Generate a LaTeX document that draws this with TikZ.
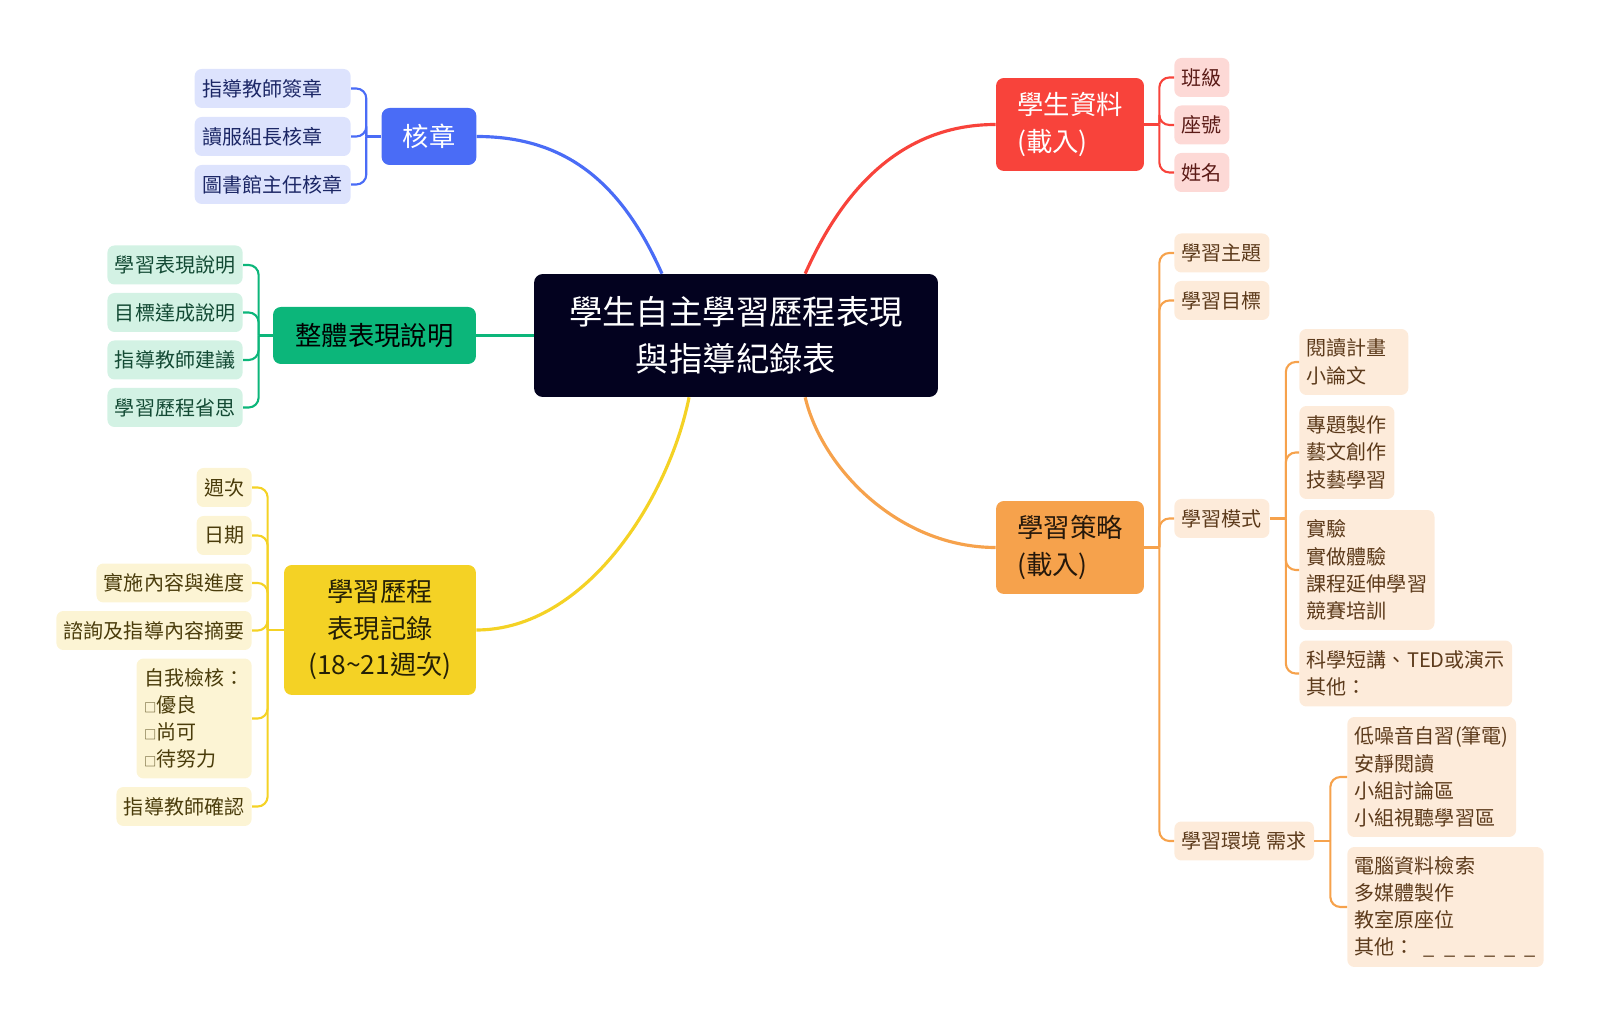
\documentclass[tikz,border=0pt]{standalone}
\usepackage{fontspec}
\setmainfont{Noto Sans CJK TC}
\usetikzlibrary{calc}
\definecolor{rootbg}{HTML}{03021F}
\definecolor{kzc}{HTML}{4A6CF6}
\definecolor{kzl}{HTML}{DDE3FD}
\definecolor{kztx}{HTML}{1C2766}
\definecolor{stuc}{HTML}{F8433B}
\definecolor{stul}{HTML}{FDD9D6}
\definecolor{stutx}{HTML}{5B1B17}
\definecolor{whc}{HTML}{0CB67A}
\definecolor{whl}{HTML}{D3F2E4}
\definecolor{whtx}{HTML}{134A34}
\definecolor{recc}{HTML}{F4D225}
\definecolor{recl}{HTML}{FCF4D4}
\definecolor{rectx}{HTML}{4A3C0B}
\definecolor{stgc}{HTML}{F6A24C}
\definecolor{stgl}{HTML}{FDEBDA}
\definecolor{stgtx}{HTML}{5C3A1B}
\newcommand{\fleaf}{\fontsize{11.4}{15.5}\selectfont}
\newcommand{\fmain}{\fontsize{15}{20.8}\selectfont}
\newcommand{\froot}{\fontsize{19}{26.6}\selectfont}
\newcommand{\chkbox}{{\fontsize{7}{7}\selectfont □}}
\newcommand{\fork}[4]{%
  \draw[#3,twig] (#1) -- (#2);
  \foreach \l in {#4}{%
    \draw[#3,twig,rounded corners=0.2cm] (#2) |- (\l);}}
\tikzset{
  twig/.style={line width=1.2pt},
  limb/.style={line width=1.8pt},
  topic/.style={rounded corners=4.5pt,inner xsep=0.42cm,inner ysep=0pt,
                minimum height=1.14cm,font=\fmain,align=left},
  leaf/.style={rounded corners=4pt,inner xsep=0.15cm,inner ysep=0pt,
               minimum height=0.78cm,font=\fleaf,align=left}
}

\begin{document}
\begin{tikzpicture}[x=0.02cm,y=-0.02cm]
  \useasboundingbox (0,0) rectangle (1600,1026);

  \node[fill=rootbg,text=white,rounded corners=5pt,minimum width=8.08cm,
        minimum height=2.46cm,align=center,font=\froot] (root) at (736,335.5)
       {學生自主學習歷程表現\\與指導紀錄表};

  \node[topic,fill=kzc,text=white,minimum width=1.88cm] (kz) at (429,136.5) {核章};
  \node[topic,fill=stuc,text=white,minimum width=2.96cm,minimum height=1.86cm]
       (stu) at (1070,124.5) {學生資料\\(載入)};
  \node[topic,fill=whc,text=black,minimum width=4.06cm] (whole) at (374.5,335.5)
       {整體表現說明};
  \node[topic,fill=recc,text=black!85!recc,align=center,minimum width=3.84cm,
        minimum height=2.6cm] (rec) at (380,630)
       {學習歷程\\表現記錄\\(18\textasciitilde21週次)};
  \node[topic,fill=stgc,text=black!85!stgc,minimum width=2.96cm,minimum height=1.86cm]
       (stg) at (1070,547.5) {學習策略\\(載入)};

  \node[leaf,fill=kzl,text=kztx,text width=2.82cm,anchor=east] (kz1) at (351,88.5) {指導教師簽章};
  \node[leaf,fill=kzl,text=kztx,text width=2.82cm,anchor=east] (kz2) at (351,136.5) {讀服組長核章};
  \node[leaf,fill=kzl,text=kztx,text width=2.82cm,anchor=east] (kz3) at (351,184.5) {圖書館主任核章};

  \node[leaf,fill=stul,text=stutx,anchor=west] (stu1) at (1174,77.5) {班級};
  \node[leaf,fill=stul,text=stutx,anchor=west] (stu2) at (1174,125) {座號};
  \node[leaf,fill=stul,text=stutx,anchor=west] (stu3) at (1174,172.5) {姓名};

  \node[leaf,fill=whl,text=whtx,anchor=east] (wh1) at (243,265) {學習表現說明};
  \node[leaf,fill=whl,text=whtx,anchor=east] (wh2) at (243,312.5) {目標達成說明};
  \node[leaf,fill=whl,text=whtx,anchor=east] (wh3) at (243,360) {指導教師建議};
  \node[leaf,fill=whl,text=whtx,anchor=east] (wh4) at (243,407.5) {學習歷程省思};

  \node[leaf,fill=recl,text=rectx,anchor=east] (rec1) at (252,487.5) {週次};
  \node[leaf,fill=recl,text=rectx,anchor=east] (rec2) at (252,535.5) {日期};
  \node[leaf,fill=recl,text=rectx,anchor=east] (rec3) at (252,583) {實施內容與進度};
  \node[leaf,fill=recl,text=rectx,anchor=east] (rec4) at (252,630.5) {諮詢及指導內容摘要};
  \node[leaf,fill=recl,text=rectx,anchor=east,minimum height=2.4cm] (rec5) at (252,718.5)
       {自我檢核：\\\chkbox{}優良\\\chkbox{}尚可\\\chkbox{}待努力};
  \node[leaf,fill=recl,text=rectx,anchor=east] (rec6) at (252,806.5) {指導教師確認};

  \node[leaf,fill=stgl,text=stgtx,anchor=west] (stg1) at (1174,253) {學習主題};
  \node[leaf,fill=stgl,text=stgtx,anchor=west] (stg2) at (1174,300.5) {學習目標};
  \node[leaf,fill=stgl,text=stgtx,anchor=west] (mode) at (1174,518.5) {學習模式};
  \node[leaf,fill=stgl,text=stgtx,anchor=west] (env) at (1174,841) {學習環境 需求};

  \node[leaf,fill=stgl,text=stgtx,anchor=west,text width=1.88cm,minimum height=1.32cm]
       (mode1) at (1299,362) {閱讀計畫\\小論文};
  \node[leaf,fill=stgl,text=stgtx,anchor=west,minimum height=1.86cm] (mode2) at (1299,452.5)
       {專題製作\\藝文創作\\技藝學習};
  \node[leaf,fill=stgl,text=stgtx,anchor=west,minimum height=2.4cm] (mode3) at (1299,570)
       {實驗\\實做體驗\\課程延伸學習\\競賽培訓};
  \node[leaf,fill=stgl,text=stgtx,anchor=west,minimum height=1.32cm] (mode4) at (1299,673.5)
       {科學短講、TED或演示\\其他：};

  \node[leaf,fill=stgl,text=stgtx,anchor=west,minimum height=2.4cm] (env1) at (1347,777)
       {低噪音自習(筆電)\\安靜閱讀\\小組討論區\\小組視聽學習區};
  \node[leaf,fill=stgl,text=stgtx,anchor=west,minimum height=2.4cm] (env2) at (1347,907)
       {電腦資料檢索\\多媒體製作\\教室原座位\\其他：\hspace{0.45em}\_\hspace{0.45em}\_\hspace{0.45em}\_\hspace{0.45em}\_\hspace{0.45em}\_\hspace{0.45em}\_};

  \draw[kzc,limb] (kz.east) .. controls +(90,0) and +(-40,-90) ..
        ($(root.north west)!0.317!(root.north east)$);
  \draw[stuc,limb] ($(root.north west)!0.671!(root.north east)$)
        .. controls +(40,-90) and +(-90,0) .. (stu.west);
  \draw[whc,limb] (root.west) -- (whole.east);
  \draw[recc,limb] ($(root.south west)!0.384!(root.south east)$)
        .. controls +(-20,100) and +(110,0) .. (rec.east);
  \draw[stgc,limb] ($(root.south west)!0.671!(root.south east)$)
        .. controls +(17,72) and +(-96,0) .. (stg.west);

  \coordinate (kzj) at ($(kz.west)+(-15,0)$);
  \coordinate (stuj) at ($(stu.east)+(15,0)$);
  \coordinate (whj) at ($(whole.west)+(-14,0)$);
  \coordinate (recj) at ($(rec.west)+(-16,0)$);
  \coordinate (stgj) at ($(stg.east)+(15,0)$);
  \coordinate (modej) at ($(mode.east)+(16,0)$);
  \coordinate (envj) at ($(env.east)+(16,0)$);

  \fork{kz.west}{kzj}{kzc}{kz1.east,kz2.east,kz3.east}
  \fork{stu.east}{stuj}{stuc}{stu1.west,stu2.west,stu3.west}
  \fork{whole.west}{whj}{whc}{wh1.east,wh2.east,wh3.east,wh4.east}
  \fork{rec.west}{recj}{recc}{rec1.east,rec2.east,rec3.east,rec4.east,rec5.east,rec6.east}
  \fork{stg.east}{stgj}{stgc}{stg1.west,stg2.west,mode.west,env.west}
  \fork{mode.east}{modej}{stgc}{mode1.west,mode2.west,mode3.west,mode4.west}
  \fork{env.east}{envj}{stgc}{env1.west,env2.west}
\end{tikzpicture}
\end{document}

• • • • • • •

**Work to do**
Please restate the material above line by line, exactly, beginning at its first line and ending with the line that contains "(0,0) rectangle (1600,1026);", without any pictures.

**Task solution**
Generate a LaTeX document that draws this with TikZ.
\documentclass[tikz,border=0pt]{standalone}
\usepackage{fontspec}
\setmainfont{Noto Sans CJK TC}
\usetikzlibrary{calc}
\definecolor{rootbg}{HTML}{03021F}
\definecolor{kzc}{HTML}{4A6CF6}
\definecolor{kzl}{HTML}{DDE3FD}
\definecolor{kztx}{HTML}{1C2766}
\definecolor{stuc}{HTML}{F8433B}
\definecolor{stul}{HTML}{FDD9D6}
\definecolor{stutx}{HTML}{5B1B17}
\definecolor{whc}{HTML}{0CB67A}
\definecolor{whl}{HTML}{D3F2E4}
\definecolor{whtx}{HTML}{134A34}
\definecolor{recc}{HTML}{F4D225}
\definecolor{recl}{HTML}{FCF4D4}
\definecolor{rectx}{HTML}{4A3C0B}
\definecolor{stgc}{HTML}{F6A24C}
\definecolor{stgl}{HTML}{FDEBDA}
\definecolor{stgtx}{HTML}{5C3A1B}
\newcommand{\fleaf}{\fontsize{11.4}{15.5}\selectfont}
\newcommand{\fmain}{\fontsize{15}{20.8}\selectfont}
\newcommand{\froot}{\fontsize{19}{26.6}\selectfont}
\newcommand{\chkbox}{{\fontsize{7}{7}\selectfont □}}
\newcommand{\fork}[4]{%
  \draw[#3,twig] (#1) -- (#2);
  \foreach \l in {#4}{%
    \draw[#3,twig,rounded corners=0.2cm] (#2) |- (\l);}}
\tikzset{
  twig/.style={line width=1.2pt},
  limb/.style={line width=1.8pt},
  topic/.style={rounded corners=4.5pt,inner xsep=0.42cm,inner ysep=0pt,
                minimum height=1.14cm,font=\fmain,align=left},
  leaf/.style={rounded corners=4pt,inner xsep=0.15cm,inner ysep=0pt,
               minimum height=0.78cm,font=\fleaf,align=left}
}

\begin{document}
\begin{tikzpicture}[x=0.02cm,y=-0.02cm]
  \useasboundingbox (0,0) rectangle (1600,1026);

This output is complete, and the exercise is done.